Yanlış anlamayın varlık deyince kastettiğim sadece fiziki değil (bunu yapan gangsterler zaten alanlarda), bireyin en önemli ve saygı gösterilmesi gereken, doğduğundan bu yana deneyimleri ve birikimleri ile inşa ettiği, yontup biçtiği kişiliğidir.
Bireye boyun eğdirme, en büyük aşağılamadır. Tehditle insanı yalan söylemeyi dayatmak, işkencenin dik alasıdır.

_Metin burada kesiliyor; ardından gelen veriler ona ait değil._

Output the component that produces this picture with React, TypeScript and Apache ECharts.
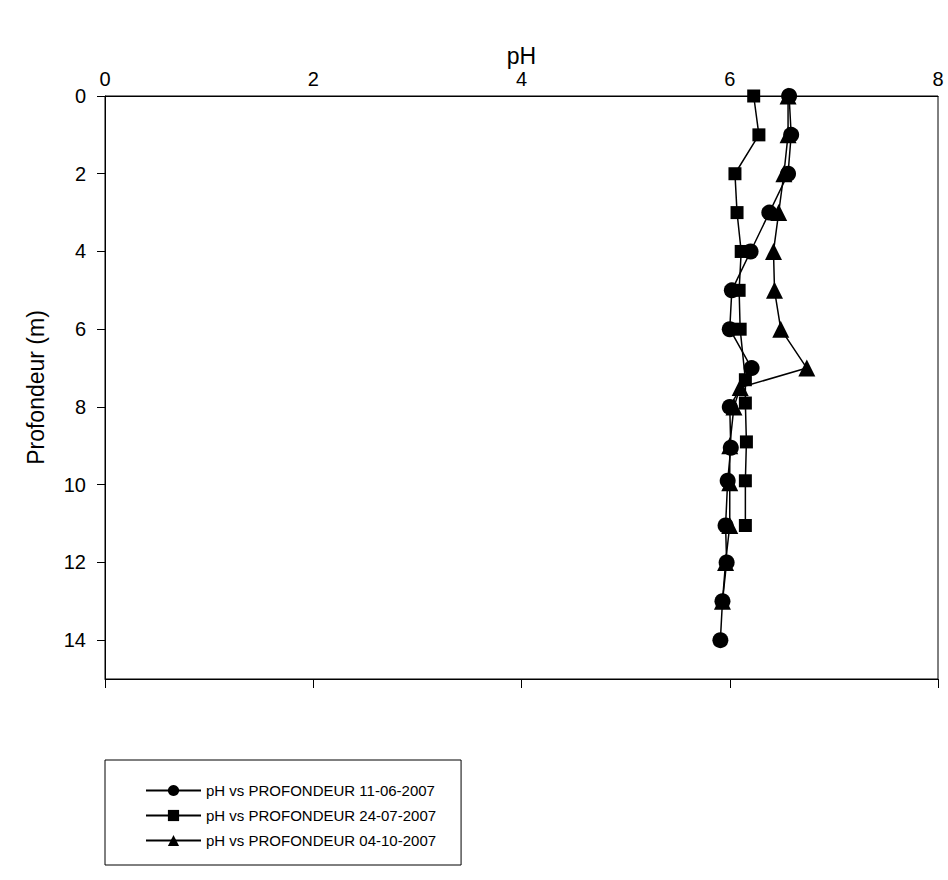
import React, { useEffect, useRef } from "react";
import * as echarts from "echarts";

const depth1 = [0, 1, 2, 3, 4, 5, 6, 7, 8, 9.05, 9.9, 11.05, 12, 13, 14];
const ph1 = [6.57, 6.59, 6.56, 6.38, 6.2, 6.02, 6.0, 6.21, 6.0, 6.01, 5.98, 5.96, 5.97, 5.93, 5.91];

const depth2 = [0, 1, 2, 3, 4, 5, 6, 7.3, 7.9, 8.9, 9.9, 11.05];
const ph2 = [6.23, 6.28, 6.05, 6.07, 6.11, 6.09, 6.1, 6.15, 6.15, 6.16, 6.15, 6.15];

const depth3 = [0, 1, 2, 3, 4, 5, 6, 7, 7.5, 8, 9, 9.95, 11.05, 12, 13];
const ph3 = [6.56, 6.56, 6.52, 6.47, 6.42, 6.43, 6.49, 6.74, 6.1, 6.04, 6.0, 6.0, 6.0, 5.96, 5.93];

const seriesNames = [
  "pH vs PROFONDEUR 11-06-2007",
  "pH vs PROFONDEUR 24-07-2007",
  "pH vs PROFONDEUR 04-10-2007",
];

const FONT = "Liberation Sans";

export default function App() {
  const ref = useRef<HTMLDivElement>(null);
  useEffect(() => {
    const chart = echarts.init(ref.current!, null, { renderer: "svg" });
    const mk = (ph: number[], d: number[]) => ph.map((v, i) => [v, d[i]]);
    const lineStyle = { color: "#000", width: 1.5 };
    const itemStyle = { color: "#000" };
    chart.setOption({
      animation: false,
      backgroundColor: "#fff",
      textStyle: { fontFamily: FONT },
      grid: {
        left: 105,
        right: 10,
        top: 96,
        bottom: 201,
        show: true,
        borderColor: "#000",
        borderWidth: 1,
      },
      legend: {
        orient: "vertical",
        left: 105,
        top: 760,
        data: seriesNames,
        borderColor: "#000",
        borderWidth: 1,
        padding: [23, 25, 17, 40],
        itemWidth: 55,
        itemHeight: 14,
        itemGap: 10,
        textStyle: { fontSize: 15, color: "#000", fontFamily: FONT },
      },
      xAxis: [
        {
          type: "value",
          position: "top",
          min: 0,
          max: 8,
          interval: 2,
          name: "pH",
          nameLocation: "middle",
          nameGap: 29,
          nameMoveOverlap: false,
          nameTextStyle: { fontSize: 23, color: "#000", fontFamily: FONT },
          axisLine: { show: true, lineStyle: { color: "#000", width: 1 } },
          axisTick: { show: false },
          axisLabel: { fontSize: 20, color: "#000", margin: 7, fontFamily: FONT },
          splitLine: { show: false },
        },
        {
          type: "value",
          position: "bottom",
          min: 0,
          max: 8,
          interval: 2,
          axisLine: { show: true, lineStyle: { color: "#000", width: 1 } },
          axisTick: { show: true, inside: false, length: 9, lineStyle: { color: "#000" } },
          axisLabel: { show: false },
          splitLine: { show: false },
        },
      ],
      yAxis: {
        type: "value",
        inverse: true,
        min: 0,
        max: 15,
        interval: 2,
        name: "Profondeur (m)",
        nameLocation: "middle",
        nameGap: 58,
        nameMoveOverlap: false,
        nameRotate: 90,
        nameTextStyle: { fontSize: 23, color: "#000", fontFamily: FONT },
        axisLine: { show: true, lineStyle: { color: "#000", width: 1 } },
        axisTick: { show: true, inside: false, length: 8, lineStyle: { color: "#000" } },
        axisLabel: { fontSize: 20, color: "#000", margin: 19, showMaxLabel: false, fontFamily: FONT },
        splitLine: { show: false },
      },
      series: [
        {
          name: seriesNames[0],
          type: "line",
          xAxisIndex: 0,
          data: mk(ph1, depth1),
          symbol: "circle",
          symbolSize: 16,
          lineStyle,
          itemStyle,
          z: 4,
        },
        {
          name: seriesNames[1],
          type: "line",
          xAxisIndex: 0,
          data: mk(ph2, depth2),
          symbol: "rect",
          symbolSize: 13,
          lineStyle,
          itemStyle,
          z: 3,
        },
        {
          name: seriesNames[2],
          type: "line",
          xAxisIndex: 0,
          data: mk(ph3, depth3),
          symbol: "triangle",
          symbolSize: 17,
          lineStyle,
          itemStyle,
          z: 2,
        },
      ],
    });
    return () => chart.dispose();
  }, []);
  return (
    <div
      ref={ref}
      style={{ position: "fixed", left: 0, top: 0, width: 948, height: 880, background: "#fff" }}
    />
  );
}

Beyaz’ın o sahnelerindeki konuşmalarına baktım ve sonra gök gürültüsü linç kampanyasına. Ne kadar birbiriyle orantısız haller! Adam, köşesinde iki satır yazabilir, görüş belirtir, sonra geçer gider. Hayır öyle değil.
Kampanya tam bir susturma, kişilik değiştirmeye yönelik. İnsan hak ve özgürlüklerinin hepsini ayaklar altına alan bir rezil koro.
Bırakın Beyaz ve bütün diğerleri, kendileriyle var olsunlar.
Türkiye tarihinde belki de hiç bu kadar büyük bir kitle halinde kalem, haber, sosyal medyada aktif eleman, kiralanıp, iktidara boyun eğdirilmesi için tetikçi olarak beslenmemişti.
Alışmadığımız, bilmediğimiz, görmediğimiz bir durum.

İnsanları alenen meydan dayağı
Bunlar dünün mağdurları rolünü oynuyorlardı değil mi? Ortaya hep çıkıyor ki, mağduriyetleri bir tiyatro veya sahne rolü imiş, ve içleri katil ruhlarla doluymuş.
İktidar araçları medya üzerinde öyle büyük bir baskı kurdular ki, bakıyorum en büyük tahammülsüzleri de, kendilerine yakın, iktidarlarına her zaman durmuş, destekçisi olmuş gazeteci yazarları öncelikle kapı önüne koyduruyorlar.
“Kendi saflarında” en küçük bir dostça eleştiriye bile acımasızca bu cezaları kestirdiklerini gördükçe (son bir haftada iki yazar), Beyaz’a yaptıkları az mı demeliyiz?
Hayır tabii ki, ilki kendi saflarına bir çeki düzen verme korkutma, ikincisi ise Türkiye çapında bir meydan dayağı sahnesi!
Tıpkı şeriat ülkelerinde alenen kırbaçlama cezası gibi. Bunları gördükçe insanın sorası geliyor: Pardon, biz nasıl bir ülkede yayıyoruz sanıyordunuz?!
Bırakın Beyaz’ın yakasını, şöyle yapsaydı böyle yapsaydıyı..
İnsan onurunu, hak ve özgürlüklerini savunun.


NOT: Pazartesi günkü “Başkanlık Rejimi: RTE-HDP ittifakı olabilir mi?” başlıklı yazımda farkettim ki, "Evet, HDP destek verirse, anayasayı referanduma götürürler" demişim; yanlış, HDP destek verirse Meclis'te Anayasa'yı geçirecek çoğunluk sayısına ulaşırlar. Fakat yazının temel varsayımında bir değişiklik yok. AKP ittifak bu köprülerini çoktan attı, en önemli ittifakı Ordu ile, bir erken seçim olasılığında da daha büyük bir çoğunluk diktasına soyundu. Tabii, dünün "Suriye Kürt bölgesiyle Büyüyen Federatif Türkiye" masalının sıfırlanmış olması burada etken.